Ada pesan kuat dari narasi Anies: jangan sekali-sekali melanggar aturan di negeri ini. Tak boleh ada orang di negeri ini bebas langgar aturan. Sekuat apapun back up nya, sebanyak apapun duitnya, aturan mesti ditegakkan. Baik untuk rakyat kecil, maupun untuk mereka yang punya kekuatan uang dan kekuasaan. Hukum itu untuk semua orang. Tidak pilih-pilih.

Selain langgar aturan, reklamasi jelas merugikan rakyat dan negara.

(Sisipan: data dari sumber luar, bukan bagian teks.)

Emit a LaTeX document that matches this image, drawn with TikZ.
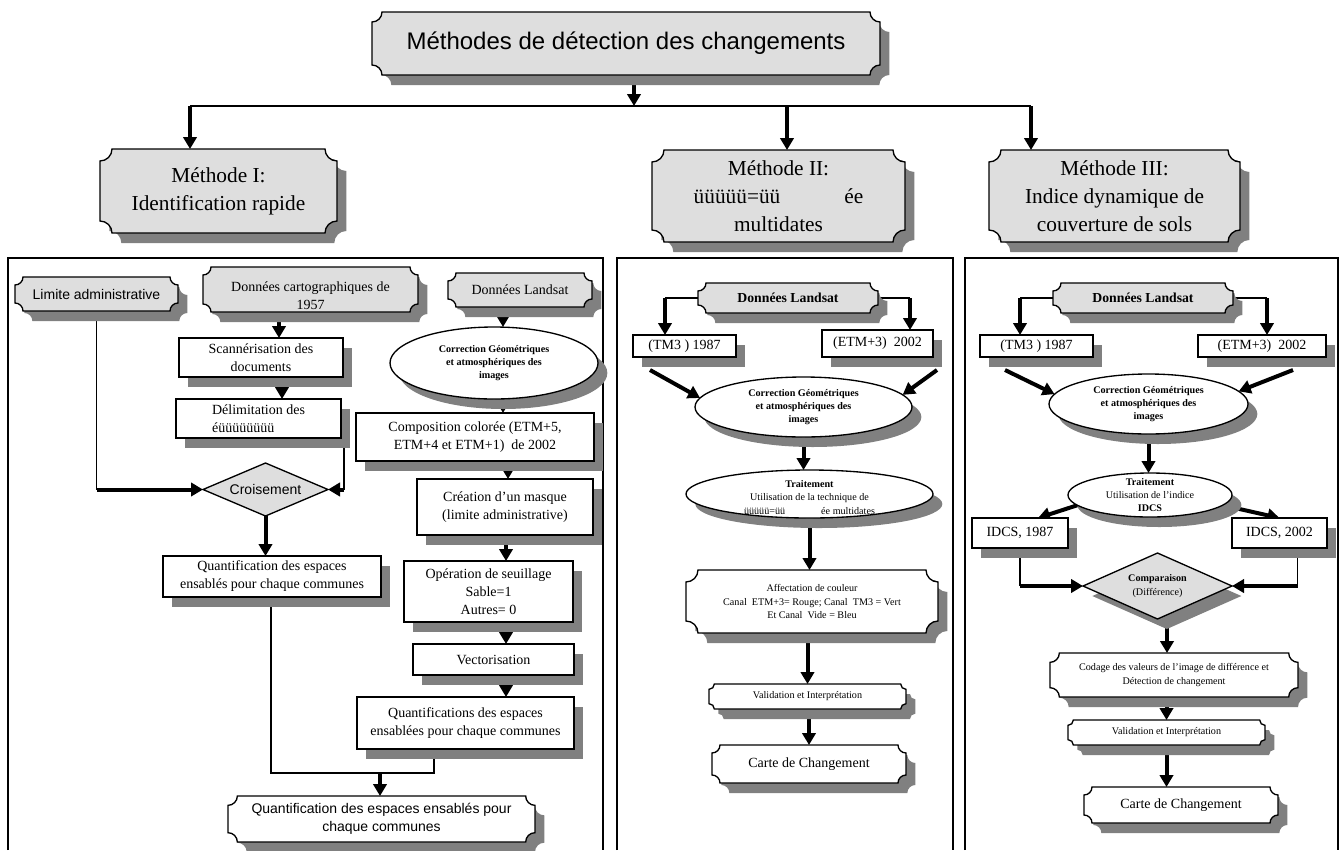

Segel reklamasi, selain sebagai upaya penegakan hukum, juga bagian dalam menjaga kedaulatan negara. Kedaulatan negara? Bisa dilacak jawabannya dengan pertanyaan: siapa para pembeli bangunan di atas tanah reklamasi? Yang jelas, seorang pribumi yang miskin tak cukup uang untuk membeli.

Anies punya senjata. Apa itu? Back up kekuasaan? Tidak! Malah sering "dianggap" berseberangan. Konflik Anies vs Luhut Binsar Panjaitan beberapa waktu lalu cukup jadi buktinya. Betapa Merdeka Barat dan Utara sering tak sejalan. Anies hanya punya satu kekuatan. Yaitu Regulasi.

Nekat betul? Anies, semula dianggap tak bernyali. Beda dengan Ahok, marahnya berhasil ciptakan kesan keberanian. Ternyata? Reklamasi tutup juga. Penutupan ini sangat berisiko. Risiko buat Anies dan karirnya. Publik menduga, akan ada perlawanan sengit. Dari siapa? Pihak yang merasa dirugikan dengan adanya penyegelan.

Anies takut? Rakyat tak suka pemimpin penakut. Jadi pemimpin mesti hadapi risiko. Enggak siap? Mundur. Ini berlaku untuk siapa saja yang diberi amanah kekuasaan. Nampaknya, Anies sudah hitung dan kalkulasi semua risiko itu.

Bagi Anies, jalankan amanah konstitusi. Titik. Kalau ternyata timingnya dekat lebaran, anggap saja itu THR bagi mereka yang mudik dan dapat cuti bersama. Dan mereka semua adalah rakyat Indonesia.